- _Data entries_
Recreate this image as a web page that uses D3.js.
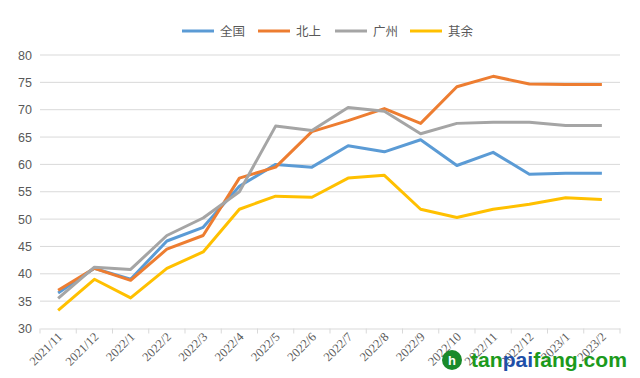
<!DOCTYPE html>
<html>
<head>
<meta charset="utf-8">
<script src="https://cdn.jsdelivr.net/npm/d3@7"></script>
<style>
  body { margin: 0; background: #fff; }
  svg { display: block; font-family: "Liberation Sans", "Noto Sans CJK SC", sans-serif; }
</style>
</head>
<body>
<svg id="chart" width="640" height="378"></svg>
<script>
// categories (months)
let months = ["2021/11", "2021/12", "2022/1", "2022/2", "2022/3", "2022/4", "2022/5", "2022/6",
    "2022/7", "2022/8", "2022/9", "2022/10", "2022/11", "2022/12", "2023/1", "2023/2"];

// series values
let quanguo = [36.5, 41, 39, 46, 48.5, 56, 60, 59.5, 63.4, 62.3, 64.5, 59.8, 62.2, 58.2, 58.4, 58.4];
let beishang = [37, 41, 38.8, 44.5, 47, 57.5, 59.5, 66, 68, 70.2, 67.5, 74.2, 76.1, 74.7, 74.6, 74.6];
let guangzhou = [35.5, 41.2, 40.8, 47, 50.2, 55, 67, 66.2, 70.4, 69.7, 65.6, 67.5, 67.7, 67.7, 67.1, 67.1];
let qiyu = [33.3, 39, 35.6, 41, 44, 51.8, 54.2, 54, 57.5, 58, 51.8, 50.3, 51.8, 52.7, 53.9, 53.6];

let seriesNames = ["全国", "北上", "广州", "其余"];
let yTicks = [30, 35, 40, 45, 50, 55, 60, 65, 70, 75, 80];

let series = [
    { name: seriesNames[0], values: quanguo, color: "#5b9bd5" },
    { name: seriesNames[1], values: beishang, color: "#ed7d31" },
    { name: seriesNames[2], values: guangzhou, color: "#a5a5a5" },
    { name: seriesNames[3], values: qiyu, color: "#ffc000" }
];

let svg = d3.select("#chart");
let plotLeft = 40, plotRight = 620, plotTop = 55, plotBottom = 328.5;

let x = d3.scaleBand().domain(months).range([plotLeft, plotRight]);
let y = d3.scaleLinear().domain([30, 80]).range([plotBottom, plotTop]);

// grid lines
svg.append("g")
    .selectAll("line")
    .data(yTicks.slice(1))
    .join("line")
    .attr("x1", plotLeft)
    .attr("x2", plotRight)
    .attr("y1", d => y(d))
    .attr("y2", d => y(d))
    .attr("stroke", "#d9d9d9")
    .attr("stroke-width", 1);

// y labels
svg.append("g")
    .selectAll("text")
    .data(yTicks)
    .join("text")
    .attr("x", 32)
    .attr("y", d => y(d) + 4.5)
    .attr("text-anchor", "end")
    .attr("font-size", 12.5)
    .attr("fill", "#595959")
    .text(d => d);

// x axis
let xAxis = svg.append("g")
    .attr("transform", "translate(0," + plotBottom + ")")
    .call(d3.axisBottom(x).tickSize(0).tickFormat(""));
xAxis.select(".domain").attr("stroke", "#d9d9d9");
xAxis.selectAll(".tick").remove();

let bounds = months.map(m => x(m)).concat([plotRight]);
svg.append("g")
    .selectAll("line")
    .data(bounds)
    .join("line")
    .attr("x1", d => d)
    .attr("x2", d => d)
    .attr("y1", plotBottom)
    .attr("y2", plotBottom + 5)
    .attr("stroke", "#d9d9d9");

svg.append("g")
    .selectAll("text")
    .data(months)
    .join("text")
    .attr("transform", d => "translate(" + (x(d) + x.bandwidth() / 2 + 5) + "," + (plotBottom + 9) + ") rotate(-45)")
    .attr("text-anchor", "end")
    .attr("font-size", 12.5)
    .attr("fill", "#595959")
    .attr("font-family", "Liberation Serif, serif")
    .text(d => d);

// lines
let line = d3.line()
    .x((d, i) => x(months[i]) + x.bandwidth() / 2)
    .y(d => y(d));

svg.append("g")
    .selectAll("path")
    .data(series)
    .join("path")
    .attr("d", d => line(d.values))
    .attr("fill", "none")
    .attr("stroke", d => d.color)
    .attr("stroke-width", 3)
    .attr("stroke-linejoin", "round");

// legend
let legendX = [182, 258, 335, 410];
let legend = svg.append("g")
    .selectAll("g")
    .data(series)
    .join("g")
    .attr("transform", (d, i) => "translate(" + legendX[i] + ",31)");
legend.append("line")
    .attr("x1", 0)
    .attr("x2", 32)
    .attr("stroke", d => d.color)
    .attr("stroke-width", 3);
legend.append("text")
    .attr("x", 38)
    .attr("y", 4.5)
    .attr("font-size", 12.5)
    .attr("fill", "#595959")
    .attr("font-family", "Noto Sans CJK SC, sans-serif")
    .text(d => d.name);

// watermark
let wm = svg.append("g").attr("transform", "translate(452,360)");
wm.append("circle").attr("r", 10).attr("fill", "#1a8a2a");
wm.append("text")
    .attr("x", 0)
    .attr("y", 5)
    .attr("text-anchor", "middle")
    .attr("font-size", 13)
    .attr("font-weight", "bold")
    .attr("fill", "#fff")
    .text("h");
let wt = wm.append("text")
    .attr("x", 19)
    .attr("y", 7)
    .attr("font-size", 20)
    .attr("font-weight", "bold")
    .attr("font-family", "Liberation Sans, sans-serif")
    .attr("textLength", 156)
    .attr("lengthAdjust", "spacingAndGlyphs")
    .attr("fill", "#1c9a1c");
wt.append("tspan").text("tan");
wt.append("tspan").attr("fill", "#1f4fa8").text("pai");
wt.append("tspan").text("fang.com");
</script>
</body>
</html>
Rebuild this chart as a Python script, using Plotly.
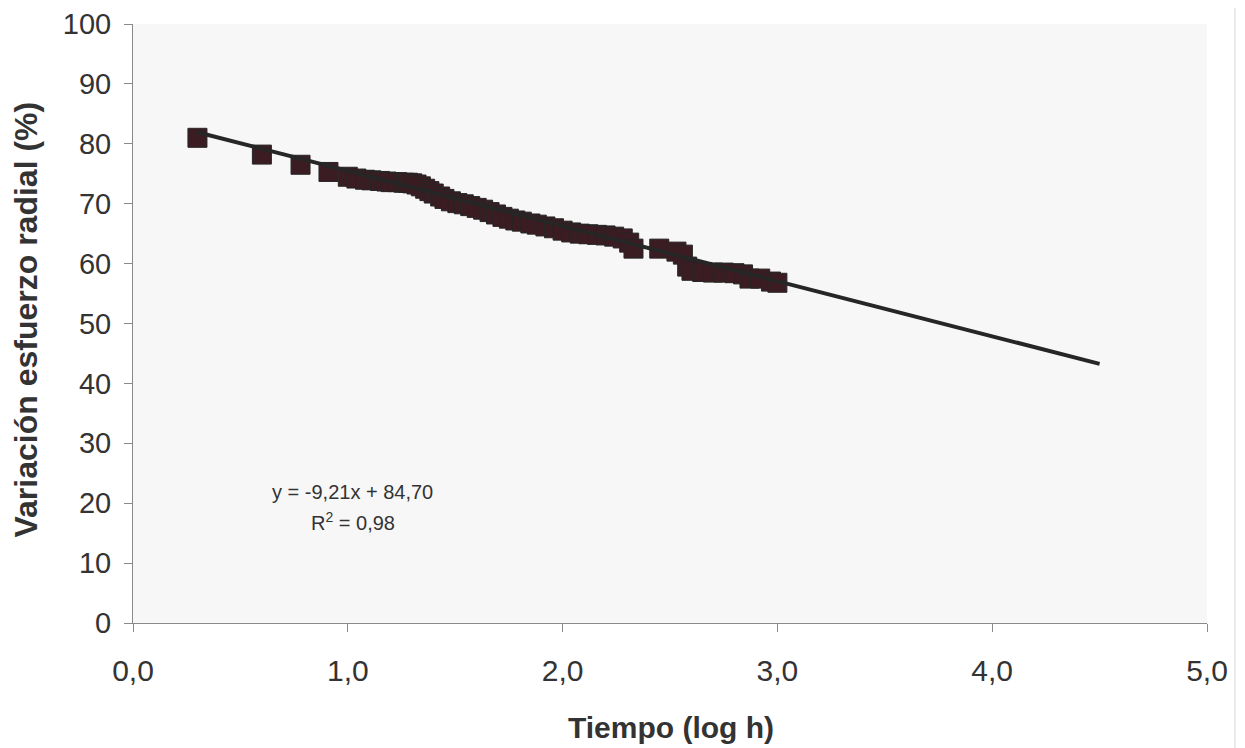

- _Your objective_
Apart from the pictures, the entries above are to be repeated in full and exactly.

- _Solution for this exercise_
Recreate this image as a web page that uses D3.js.
<!DOCTYPE html>
<html>
<head>
<meta charset="utf-8">
<script src="https://cdn.jsdelivr.net/npm/d3@7"></script>
<style>
  body { margin: 0; background: #fff; }
  svg { display: block; font-family: "Liberation Sans", "Noto Sans CJK SC", sans-serif; }
</style>
</head>
<body>
<svg id="chart" width="640" height="378"></svg>
<script>
// categories (months)
let months = ["2021/11", "2021/12", "2022/1", "2022/2", "2022/3", "2022/4", "2022/5", "2022/6",
    "2022/7", "2022/8", "2022/9", "2022/10", "2022/11", "2022/12", "2023/1", "2023/2"];

// series values
let quanguo = [36.5, 41, 39, 46, 48.5, 56, 60, 59.5, 63.4, 62.3, 64.5, 59.8, 62.2, 58.2, 58.4, 58.4];
let beishang = [37, 41, 38.8, 44.5, 47, 57.5, 59.5, 66, 68, 70.2, 67.5, 74.2, 76.1, 74.7, 74.6, 74.6];
let guangzhou = [35.5, 41.2, 40.8, 47, 50.2, 55, 67, 66.2, 70.4, 69.7, 65.6, 67.5, 67.7, 67.7, 67.1, 67.1];
let qiyu = [33.3, 39, 35.6, 41, 44, 51.8, 54.2, 54, 57.5, 58, 51.8, 50.3, 51.8, 52.7, 53.9, 53.6];

let seriesNames = ["全国", "北上", "广州", "其余"];
let yTicks = [30, 35, 40, 45, 50, 55, 60, 65, 70, 75, 80];

let series = [
    { name: seriesNames[0], values: quanguo, color: "#5b9bd5" },
    { name: seriesNames[1], values: beishang, color: "#ed7d31" },
    { name: seriesNames[2], values: guangzhou, color: "#a5a5a5" },
    { name: seriesNames[3], values: qiyu, color: "#ffc000" }
];

let svg = d3.select("#chart");
let plotLeft = 40, plotRight = 620, plotTop = 55, plotBottom = 328.5;

let x = d3.scaleBand().domain(months).range([plotLeft, plotRight]);
let y = d3.scaleLinear().domain([30, 80]).range([plotBottom, plotTop]);

// grid lines
svg.append("g")
    .selectAll("line")
    .data(yTicks.slice(1))
    .join("line")
    .attr("x1", plotLeft)
    .attr("x2", plotRight)
    .attr("y1", d => y(d))
    .attr("y2", d => y(d))
    .attr("stroke", "#d9d9d9")
    .attr("stroke-width", 1);

// y labels
svg.append("g")
    .selectAll("text")
    .data(yTicks)
    .join("text")
    .attr("x", 32)
    .attr("y", d => y(d) + 4.5)
    .attr("text-anchor", "end")
    .attr("font-size", 12.5)
    .attr("fill", "#595959")
    .text(d => d);

// x axis
let xAxis = svg.append("g")
    .attr("transform", "translate(0," + plotBottom + ")")
    .call(d3.axisBottom(x).tickSize(0).tickFormat(""));
xAxis.select(".domain").attr("stroke", "#d9d9d9");
xAxis.selectAll(".tick").remove();

let bounds = months.map(m => x(m)).concat([plotRight]);
svg.append("g")
    .selectAll("line")
    .data(bounds)
    .join("line")
    .attr("x1", d => d)
    .attr("x2", d => d)
    .attr("y1", plotBottom)
    .attr("y2", plotBottom + 5)
    .attr("stroke", "#d9d9d9");

svg.append("g")
    .selectAll("text")
    .data(months)
    .join("text")
    .attr("transform", d => "translate(" + (x(d) + x.bandwidth() / 2 + 5) + "," + (plotBottom + 9) + ") rotate(-45)")
    .attr("text-anchor", "end")
    .attr("font-size", 12.5)
    .attr("fill", "#595959")
    .attr("font-family", "Liberation Serif, serif")
    .text(d => d);

// lines
let line = d3.line()
    .x((d, i) => x(months[i]) + x.bandwidth() / 2)
    .y(d => y(d));

svg.append("g")
    .selectAll("path")
    .data(series)
    .join("path")
    .attr("d", d => line(d.values))
    .attr("fill", "none")
    .attr("stroke", d => d.color)
    .attr("stroke-width", 3)
    .attr("stroke-linejoin", "round");

// legend
let legendX = [182, 258, 335, 410];
let legend = svg.append("g")
    .selectAll("g")
    .data(series)
    .join("g")
    .attr("transform", (d, i) => "translate(" + legendX[i] + ",31)");
legend.append("line")
    .attr("x1", 0)
    .attr("x2", 32)
    .attr("stroke", d => d.color)
    .attr("stroke-width", 3);
legend.append("text")
    .attr("x", 38)
    .attr("y", 4.5)
    .attr("font-size", 12.5)
    .attr("fill", "#595959")
    .attr("font-family", "Noto Sans CJK SC, sans-serif")
    .text(d => d.name);

// watermark
let wm = svg.append("g").attr("transform", "translate(452,360)");
wm.append("circle").attr("r", 10).attr("fill", "#1a8a2a");
wm.append("text")
    .attr("x", 0)
    .attr("y", 5)
    .attr("text-anchor", "middle")
    .attr("font-size", 13)
    .attr("font-weight", "bold")
    .attr("fill", "#fff")
    .text("h");
let wt = wm.append("text")
    .attr("x", 19)
    .attr("y", 7)
    .attr("font-size", 20)
    .attr("font-weight", "bold")
    .attr("font-family", "Liberation Sans, sans-serif")
    .attr("textLength", 156)
    .attr("lengthAdjust", "spacingAndGlyphs")
    .attr("fill", "#1c9a1c");
wt.append("tspan").text("tan");
wt.append("tspan").attr("fill", "#1f4fa8").text("pai");
wt.append("tspan").text("fang.com");
</script>
</body>
</html>
Rebuild this chart as a Python script, using Plotly.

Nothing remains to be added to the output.